Algo parecido puede decirse de Santos. Esto, por supuesto, no disculpa aquellos excesos. Las alianzas criminales con delincuentes. La complacencia aberrante hacia las ejecuciones extrajudiciales y los militares que cometieron delitos de lesa humanidad. Esas son contradicciones que no tienen una fácil solución filosófica, pero sí legal. Tienen que resolverse en los tribunales. Para eso, precisamente, es la Jurisdicción Especial para la Paz.

En retrospectiva, ¿fueron necesarios estos 16 años de gobiernos militaristas de derecha para acabar con los paramilitares y las Farc como guerrilla? Es una pregunta gorda.  

Pero divago. 

Las elecciones del domingo nos enfrentan a una decisión entre dos opciones (y el voto en blanco no es escoger una opción, sino decir que se está aplazando la participación). Una victoria de Gustavo Petro no impondrá una dictadura de izquierda ni la gran transformación que él promete, pero traerá otros énfasis. Estos cambios de énfasis son muy sanos en una democracia.

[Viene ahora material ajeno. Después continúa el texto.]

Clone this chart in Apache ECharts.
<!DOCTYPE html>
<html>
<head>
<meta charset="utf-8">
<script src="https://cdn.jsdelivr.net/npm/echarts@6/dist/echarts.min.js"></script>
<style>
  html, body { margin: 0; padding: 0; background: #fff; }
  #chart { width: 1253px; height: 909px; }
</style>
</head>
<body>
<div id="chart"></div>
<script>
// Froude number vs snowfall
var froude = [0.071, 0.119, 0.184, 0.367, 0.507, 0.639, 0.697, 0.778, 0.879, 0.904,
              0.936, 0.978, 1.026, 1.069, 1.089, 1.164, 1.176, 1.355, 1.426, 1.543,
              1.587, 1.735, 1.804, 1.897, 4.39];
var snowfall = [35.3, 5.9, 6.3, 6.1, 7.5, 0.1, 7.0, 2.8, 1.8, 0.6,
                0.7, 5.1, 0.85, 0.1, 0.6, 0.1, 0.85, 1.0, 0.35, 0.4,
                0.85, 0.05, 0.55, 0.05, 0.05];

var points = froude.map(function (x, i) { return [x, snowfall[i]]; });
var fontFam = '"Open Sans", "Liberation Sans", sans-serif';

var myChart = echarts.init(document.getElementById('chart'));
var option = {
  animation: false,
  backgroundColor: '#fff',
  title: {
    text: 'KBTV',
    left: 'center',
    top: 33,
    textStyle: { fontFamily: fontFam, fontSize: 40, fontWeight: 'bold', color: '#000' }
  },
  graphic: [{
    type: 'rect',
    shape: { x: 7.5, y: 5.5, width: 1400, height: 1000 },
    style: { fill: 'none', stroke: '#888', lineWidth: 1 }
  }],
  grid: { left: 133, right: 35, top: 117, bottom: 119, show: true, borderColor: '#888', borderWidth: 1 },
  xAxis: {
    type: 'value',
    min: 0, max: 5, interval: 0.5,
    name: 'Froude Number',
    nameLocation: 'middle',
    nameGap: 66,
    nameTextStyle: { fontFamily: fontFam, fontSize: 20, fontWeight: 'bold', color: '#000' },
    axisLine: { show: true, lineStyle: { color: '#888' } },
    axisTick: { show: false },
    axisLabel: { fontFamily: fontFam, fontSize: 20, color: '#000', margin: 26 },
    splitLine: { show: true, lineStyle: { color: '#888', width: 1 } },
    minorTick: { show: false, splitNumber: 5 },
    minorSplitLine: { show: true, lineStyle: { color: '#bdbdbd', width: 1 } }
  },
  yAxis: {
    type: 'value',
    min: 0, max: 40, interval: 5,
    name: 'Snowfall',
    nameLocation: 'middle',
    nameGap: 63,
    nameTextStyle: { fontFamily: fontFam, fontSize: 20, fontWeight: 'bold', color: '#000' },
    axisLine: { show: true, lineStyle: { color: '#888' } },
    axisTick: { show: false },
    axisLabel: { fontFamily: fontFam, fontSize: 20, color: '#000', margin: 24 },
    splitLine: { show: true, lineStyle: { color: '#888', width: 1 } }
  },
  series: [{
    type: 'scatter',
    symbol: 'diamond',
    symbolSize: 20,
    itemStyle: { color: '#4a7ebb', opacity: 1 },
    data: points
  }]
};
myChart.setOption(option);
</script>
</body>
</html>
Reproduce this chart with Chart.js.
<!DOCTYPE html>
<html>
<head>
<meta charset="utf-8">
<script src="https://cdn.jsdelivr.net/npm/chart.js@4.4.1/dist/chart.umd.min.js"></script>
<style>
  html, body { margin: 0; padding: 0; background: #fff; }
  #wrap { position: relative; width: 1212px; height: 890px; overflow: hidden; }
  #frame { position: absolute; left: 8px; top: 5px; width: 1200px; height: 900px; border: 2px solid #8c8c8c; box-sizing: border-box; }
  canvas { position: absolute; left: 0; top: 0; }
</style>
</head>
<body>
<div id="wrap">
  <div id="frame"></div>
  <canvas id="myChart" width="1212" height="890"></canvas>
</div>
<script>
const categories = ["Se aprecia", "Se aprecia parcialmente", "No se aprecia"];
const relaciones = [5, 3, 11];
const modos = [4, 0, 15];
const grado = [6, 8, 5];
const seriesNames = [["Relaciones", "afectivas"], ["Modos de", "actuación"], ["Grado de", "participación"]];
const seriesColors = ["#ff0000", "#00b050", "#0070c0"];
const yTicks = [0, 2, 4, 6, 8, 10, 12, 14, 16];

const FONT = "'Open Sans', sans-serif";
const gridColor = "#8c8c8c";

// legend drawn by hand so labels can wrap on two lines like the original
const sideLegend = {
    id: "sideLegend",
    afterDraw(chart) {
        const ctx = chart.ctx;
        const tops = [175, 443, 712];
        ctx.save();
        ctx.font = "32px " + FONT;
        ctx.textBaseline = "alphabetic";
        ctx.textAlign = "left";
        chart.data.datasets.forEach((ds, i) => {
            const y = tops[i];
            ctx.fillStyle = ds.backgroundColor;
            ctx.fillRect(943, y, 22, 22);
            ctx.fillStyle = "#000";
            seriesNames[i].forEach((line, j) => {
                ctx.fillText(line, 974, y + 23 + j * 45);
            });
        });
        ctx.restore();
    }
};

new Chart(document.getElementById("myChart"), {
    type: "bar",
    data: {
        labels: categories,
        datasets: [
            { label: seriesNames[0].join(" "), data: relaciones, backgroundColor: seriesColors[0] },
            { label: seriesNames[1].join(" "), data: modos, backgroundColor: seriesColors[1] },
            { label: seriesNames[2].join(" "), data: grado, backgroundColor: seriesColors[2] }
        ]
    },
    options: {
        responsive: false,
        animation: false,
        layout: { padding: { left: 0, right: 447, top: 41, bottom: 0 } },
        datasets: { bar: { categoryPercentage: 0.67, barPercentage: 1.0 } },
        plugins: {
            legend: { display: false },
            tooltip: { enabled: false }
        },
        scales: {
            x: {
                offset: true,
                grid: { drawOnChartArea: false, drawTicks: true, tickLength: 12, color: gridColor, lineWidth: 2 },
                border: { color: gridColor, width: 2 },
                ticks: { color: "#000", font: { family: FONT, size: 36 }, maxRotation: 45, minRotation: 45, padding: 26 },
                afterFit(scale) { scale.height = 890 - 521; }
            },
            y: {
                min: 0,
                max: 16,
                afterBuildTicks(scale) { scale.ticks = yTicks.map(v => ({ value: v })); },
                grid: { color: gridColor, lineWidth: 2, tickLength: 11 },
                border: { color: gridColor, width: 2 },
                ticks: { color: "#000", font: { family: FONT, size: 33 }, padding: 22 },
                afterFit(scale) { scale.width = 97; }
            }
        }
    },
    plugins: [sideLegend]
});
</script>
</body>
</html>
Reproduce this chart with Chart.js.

A Iván Duque lo conocemos. Será la continuidad de los últimos 20 años, pues considero que Andrés Pastrana, Álvaro Uribe y Juan Manuel Santos tienen más similitudes que diferencias. No en vano han trabajado tan bien juntos. Pero digamos que será sólo la continuidad de 16 años de esa torta de mermelada que se llama a sí misma la "Unidad Nacional", y cuyo mérito, lo repito, fue acabar con el conflicto armado.  

Si el movimiento del voto en blanco madurase hacia una opción de "centro" con partidos y carácter propio (entiendo al "centro" como una derecha económica mezclada con liberalismo de costumbres, a la manera del Partido Demócrata estadounidense), y la izquierda se mantuviese con los liderazgos visibles que la han caracterizado, en lugar de hacer curiosas alianzas como la Coalición Colombia, que se desintegró de un soplo como diente de león, tendríamos tres opciones ideológicas claras –o más, pues entre ellas hay matices–, entre las que se rotaría el poder según las preferencias del electorado.

Esperemos que el próximo domingo empiece este movimiento pendular. Y si no, que sea en el 2022. El cambio verdadero, en todo caso, no hay que buscarlo en las promesas de los candidatos, que a menudo quedan frustradas, sino en la transición hacia una democracia dinámica.